With funding from the Defense Advanced Research Projects Agency and the US Department of Energy's division of basic science, James Im, Robert Sposili and Mark Crowder of Columbia University have developed a technique that could make crystalline silicon films in the same way paper rolls off a printing press.
The process is similar to laser micromachining an amorphous silicon substrate, Im said. A 308-nm XeCl excimer laser from Lambda Physik Inc. of Fort Lauderdale, Fla., bombards the amorphous silicon with ultraviolet light, delivering less than
1 J in a 100-ns pulse at 30 Hz. The light passes through a chevron mask, which resembles a zigzag line, melting the silicon. At the elbows of the mask, the silicon re-forms to create a uniform crystalline structure.
Trick's in the remelt
By carefully alternating between completely melted and partially melted sections of amorphous silicon, the process uses the first crystal as a seed and, theoretically, could continuously create crystalline silicon from an amorphous silicon substrate, forming a large-area crystalline silicon film.

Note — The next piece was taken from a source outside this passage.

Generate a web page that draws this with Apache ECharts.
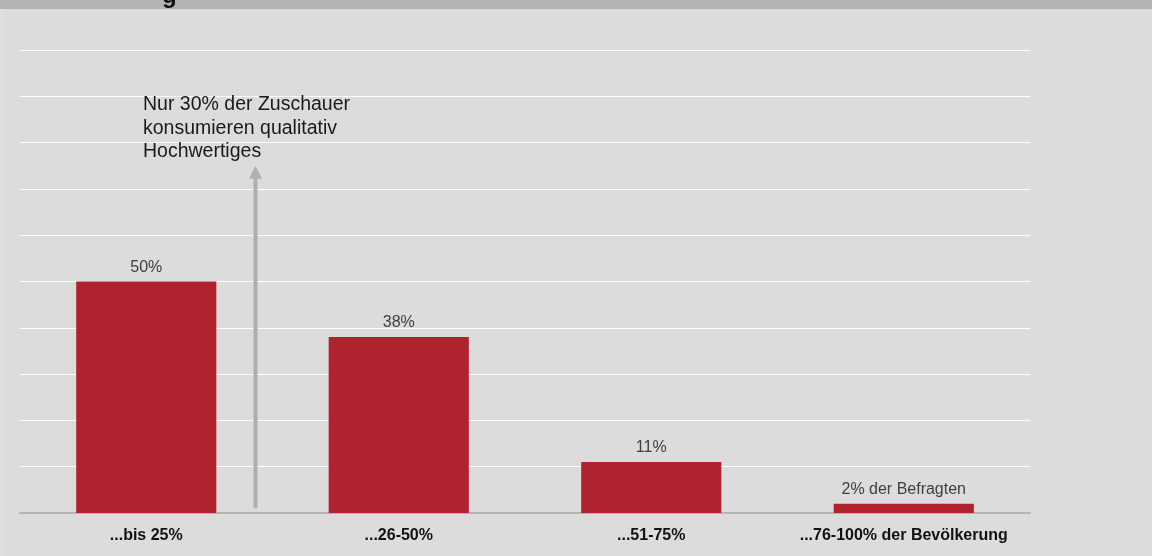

Im would like to increase the energy per pulse and repetition rates, which should lead to faster manufacturing processes. Previous attempts to create crystalline silicon using lasers required high stability between laser pulses. However, Im said his process forgives energy density variations between pulses of up to several tenths of a percent, ensuring that the material is of uniform quality across the entire film.
Researchers at Lawrence Livermore National Laboratory in California and other institutions have successfully patterned thin-film transistors onto Columbia's crystal film. These films could lead to 3-D microprocessors where conventional chips are patterned one atop the other.